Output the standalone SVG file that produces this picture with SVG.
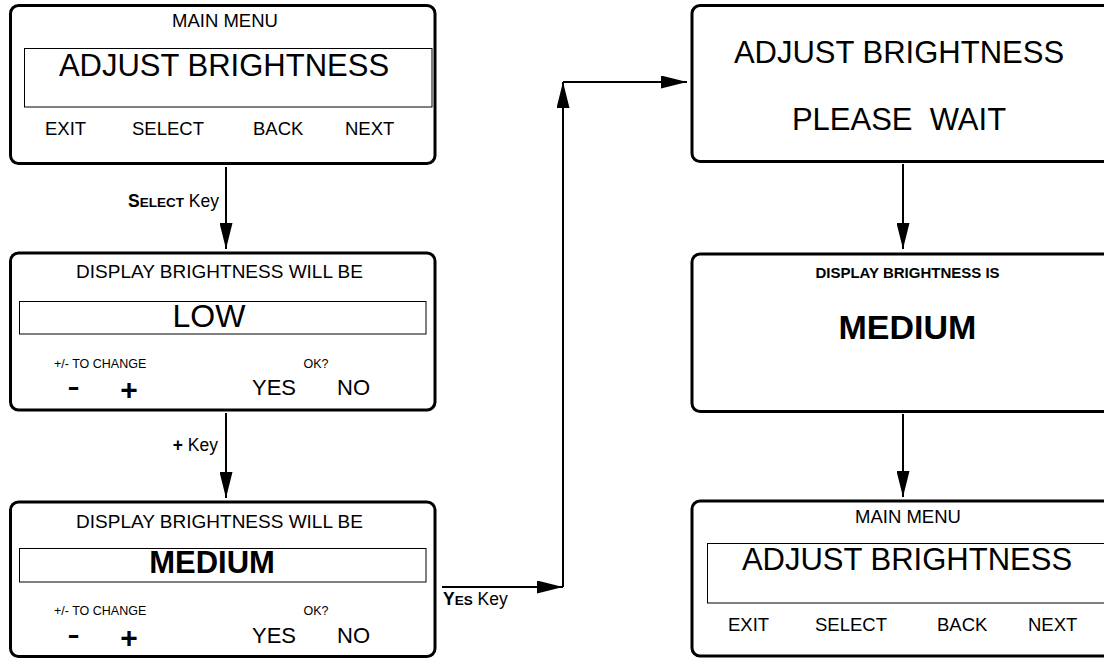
<svg xmlns="http://www.w3.org/2000/svg" width="1104" height="659" viewBox="0 0 1104 659">
<style>
.frame{fill:#fff;stroke:#000;stroke-width:3}
.lcd{fill:none;stroke:#000;stroke-width:1}
text{font-family:"Liberation Sans",Arial,sans-serif;fill:#000}
.m{text-anchor:middle}
.e{text-anchor:end}
.s{font-size:18.5px}
.h{font-size:19px}
.big{font-size:31px}
.tiny{font-size:12.5px}
.yn{font-size:22px}
.plus{font-size:30px;font-weight:bold}
.dash{font-size:26px;font-weight:bold}
.b{font-weight:bold}
.lbl{font-size:17.5px}
.sc{font-size:13.5px;font-weight:bold}
.conn{fill:none;stroke:#000;stroke-width:2}
</style>
<defs>
<marker id="arr" markerUnits="userSpaceOnUse" markerWidth="26" markerHeight="13" refX="26" refY="6.5" orient="auto">
<path d="M0,0 L26,6.5 L0,13 Z" fill="#000"/>
</marker>
</defs>
<rect width="1104" height="659" fill="#fff"/>

<g id="connectors">
<path class="conn" d="M226,167 L226,249" marker-end="url(#arr)"/>
<path class="conn" d="M226,413 L226,498" marker-end="url(#arr)"/>
<path class="conn" d="M442,587 L563,587" marker-end="url(#arr)"/>
<path class="conn" d="M563,587 L563,82" marker-end="url(#arr)"/>
<path class="conn" d="M563,82 L687,82" marker-end="url(#arr)"/>
<path class="conn" d="M903,164 L903,249" marker-end="url(#arr)"/>
<path class="conn" d="M903,414 L903,497" marker-end="url(#arr)"/>
<text class="lbl e" x="219" y="207"><tspan class="b">S</tspan><tspan class="sc">ELECT</tspan> Key</text>
<text class="lbl e" x="218" y="451"><tspan class="b">+</tspan> Key</text>
<text class="lbl" x="443" y="605"><tspan class="b">Y</tspan><tspan class="sc">ES</tspan> Key</text>
</g>

<g id="main-menu-1">
<rect class="frame" x="10.5" y="5.5" width="424.5" height="158" rx="8"/>
<rect class="lcd" x="24.5" y="48.5" width="407.5" height="58.5"/>
<text class="s m" x="225" y="27">MAIN MENU</text>
<text class="big m" x="224" y="76">ADJUST BRIGHTNESS</text>
<text class="s" x="45" y="135">EXIT</text>
<text class="s" x="132" y="135">SELECT</text>
<text class="s" x="253" y="135">BACK</text>
<text class="s" x="345" y="135">NEXT</text>
</g>

<g id="brightness-low">
<rect class="frame" x="10.5" y="253" width="424.5" height="157" rx="8"/>
<rect class="lcd" x="19.5" y="301.5" width="406.5" height="32.5"/>
<text class="h m" x="219.5" y="278">DISPLAY BRIGHTNESS WILL BE</text>
<text class="m" x="209" y="327" font-size="32">LOW</text>
<text class="tiny" x="54" y="368">+/- TO CHANGE</text>
<text class="tiny m" x="316" y="368">OK?</text>
<text class="dash m" transform="translate(73.5,395) scale(1.4,1)">-</text>
<text class="plus m" x="129" y="400">+</text>
<text class="yn" x="252" y="395">YES</text>
<text class="yn" x="337" y="395">NO</text>
</g>

<g id="brightness-medium">
<rect class="frame" x="10.5" y="502" width="424.5" height="154.5" rx="8"/>
<rect class="lcd" x="19.5" y="548.5" width="406.5" height="33.5"/>
<text class="h m" x="219.5" y="528">DISPLAY BRIGHTNESS WILL BE</text>
<text class="big b m" x="212" y="573">MEDIUM</text>
<text class="tiny" x="54" y="615">+/- TO CHANGE</text>
<text class="tiny m" x="316" y="615">OK?</text>
<text class="dash m" transform="translate(73.5,643) scale(1.4,1)">-</text>
<text class="plus m" x="129" y="648">+</text>
<text class="yn" x="252" y="643">YES</text>
<text class="yn" x="337" y="643">NO</text>
</g>

<g id="please-wait">
<rect class="frame" x="692" y="5.5" width="424.5" height="156" rx="8"/>
<text class="big m" x="899" y="63">ADJUST BRIGHTNESS</text>
<text class="big m" x="899" y="130" xml:space="preserve">PLEASE  WAIT</text>
</g>

<g id="brightness-is">
<rect class="frame" x="692" y="254" width="424.5" height="157.5" rx="8"/>
<text class="b m" x="907.5" y="278" font-size="15">DISPLAY BRIGHTNESS IS</text>
<text class="b m" x="907.5" y="339" font-size="34">MEDIUM</text>
</g>

<g id="main-menu-2">
<rect class="frame" x="692" y="501" width="424.5" height="155" rx="8"/>
<rect class="lcd" x="707.5" y="543.5" width="407.5" height="59.5"/>
<text class="s m" x="908" y="523">MAIN MENU</text>
<text class="big m" x="907" y="570">ADJUST BRIGHTNESS</text>
<text class="s" x="728" y="631">EXIT</text>
<text class="s" x="815" y="631">SELECT</text>
<text class="s" x="937" y="631">BACK</text>
<text class="s" x="1028" y="631">NEXT</text>
</g>
</svg>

======

__GOAL__
Set down the material above as is, without any pictures.

__REPLY TO THE EXERCISE__
Output the standalone SVG file that produces this picture with SVG.
<svg xmlns="http://www.w3.org/2000/svg" width="1104" height="659" viewBox="0 0 1104 659">
<style>
.frame{fill:#fff;stroke:#000;stroke-width:3}
.lcd{fill:none;stroke:#000;stroke-width:1}
text{font-family:"Liberation Sans",Arial,sans-serif;fill:#000}
.m{text-anchor:middle}
.e{text-anchor:end}
.s{font-size:18.5px}
.h{font-size:19px}
.big{font-size:31px}
.tiny{font-size:12.5px}
.yn{font-size:22px}
.plus{font-size:30px;font-weight:bold}
.dash{font-size:26px;font-weight:bold}
.b{font-weight:bold}
.lbl{font-size:17.5px}
.sc{font-size:13.5px;font-weight:bold}
.conn{fill:none;stroke:#000;stroke-width:2}
</style>
<defs>
<marker id="arr" markerUnits="userSpaceOnUse" markerWidth="26" markerHeight="13" refX="26" refY="6.5" orient="auto">
<path d="M0,0 L26,6.5 L0,13 Z" fill="#000"/>
</marker>
</defs>
<rect width="1104" height="659" fill="#fff"/>

<g id="connectors">
<path class="conn" d="M226,167 L226,249" marker-end="url(#arr)"/>
<path class="conn" d="M226,413 L226,498" marker-end="url(#arr)"/>
<path class="conn" d="M442,587 L563,587" marker-end="url(#arr)"/>
<path class="conn" d="M563,587 L563,82" marker-end="url(#arr)"/>
<path class="conn" d="M563,82 L687,82" marker-end="url(#arr)"/>
<path class="conn" d="M903,164 L903,249" marker-end="url(#arr)"/>
<path class="conn" d="M903,414 L903,497" marker-end="url(#arr)"/>
<text class="lbl e" x="219" y="207"><tspan class="b">S</tspan><tspan class="sc">ELECT</tspan> Key</text>
<text class="lbl e" x="218" y="451"><tspan class="b">+</tspan> Key</text>
<text class="lbl" x="443" y="605"><tspan class="b">Y</tspan><tspan class="sc">ES</tspan> Key</text>
</g>

<g id="main-menu-1">
<rect class="frame" x="10.5" y="5.5" width="424.5" height="158" rx="8"/>
<rect class="lcd" x="24.5" y="48.5" width="407.5" height="58.5"/>
<text class="s m" x="225" y="27">MAIN MENU</text>
<text class="big m" x="224" y="76">ADJUST BRIGHTNESS</text>
<text class="s" x="45" y="135">EXIT</text>
<text class="s" x="132" y="135">SELECT</text>
<text class="s" x="253" y="135">BACK</text>
<text class="s" x="345" y="135">NEXT</text>
</g>

<g id="brightness-low">
<rect class="frame" x="10.5" y="253" width="424.5" height="157" rx="8"/>
<rect class="lcd" x="19.5" y="301.5" width="406.5" height="32.5"/>
<text class="h m" x="219.5" y="278">DISPLAY BRIGHTNESS WILL BE</text>
<text class="m" x="209" y="327" font-size="32">LOW</text>
<text class="tiny" x="54" y="368">+/- TO CHANGE</text>
<text class="tiny m" x="316" y="368">OK?</text>
<text class="dash m" transform="translate(73.5,395) scale(1.4,1)">-</text>
<text class="plus m" x="129" y="400">+</text>
<text class="yn" x="252" y="395">YES</text>
<text class="yn" x="337" y="395">NO</text>
</g>

<g id="brightness-medium">
<rect class="frame" x="10.5" y="502" width="424.5" height="154.5" rx="8"/>
<rect class="lcd" x="19.5" y="548.5" width="406.5" height="33.5"/>
<text class="h m" x="219.5" y="528">DISPLAY BRIGHTNESS WILL BE</text>
<text class="big b m" x="212" y="573">MEDIUM</text>
<text class="tiny" x="54" y="615">+/- TO CHANGE</text>
<text class="tiny m" x="316" y="615">OK?</text>
<text class="dash m" transform="translate(73.5,643) scale(1.4,1)">-</text>
<text class="plus m" x="129" y="648">+</text>
<text class="yn" x="252" y="643">YES</text>
<text class="yn" x="337" y="643">NO</text>
</g>

<g id="please-wait">
<rect class="frame" x="692" y="5.5" width="424.5" height="156" rx="8"/>
<text class="big m" x="899" y="63">ADJUST BRIGHTNESS</text>
<text class="big m" x="899" y="130" xml:space="preserve">PLEASE  WAIT</text>
</g>

<g id="brightness-is">
<rect class="frame" x="692" y="254" width="424.5" height="157.5" rx="8"/>
<text class="b m" x="907.5" y="278" font-size="15">DISPLAY BRIGHTNESS IS</text>
<text class="b m" x="907.5" y="339" font-size="34">MEDIUM</text>
</g>

<g id="main-menu-2">
<rect class="frame" x="692" y="501" width="424.5" height="155" rx="8"/>
<rect class="lcd" x="707.5" y="543.5" width="407.5" height="59.5"/>
<text class="s m" x="908" y="523">MAIN MENU</text>
<text class="big m" x="907" y="570">ADJUST BRIGHTNESS</text>
<text class="s" x="728" y="631">EXIT</text>
<text class="s" x="815" y="631">SELECT</text>
<text class="s" x="937" y="631">BACK</text>
<text class="s" x="1028" y="631">NEXT</text>
</g>
</svg>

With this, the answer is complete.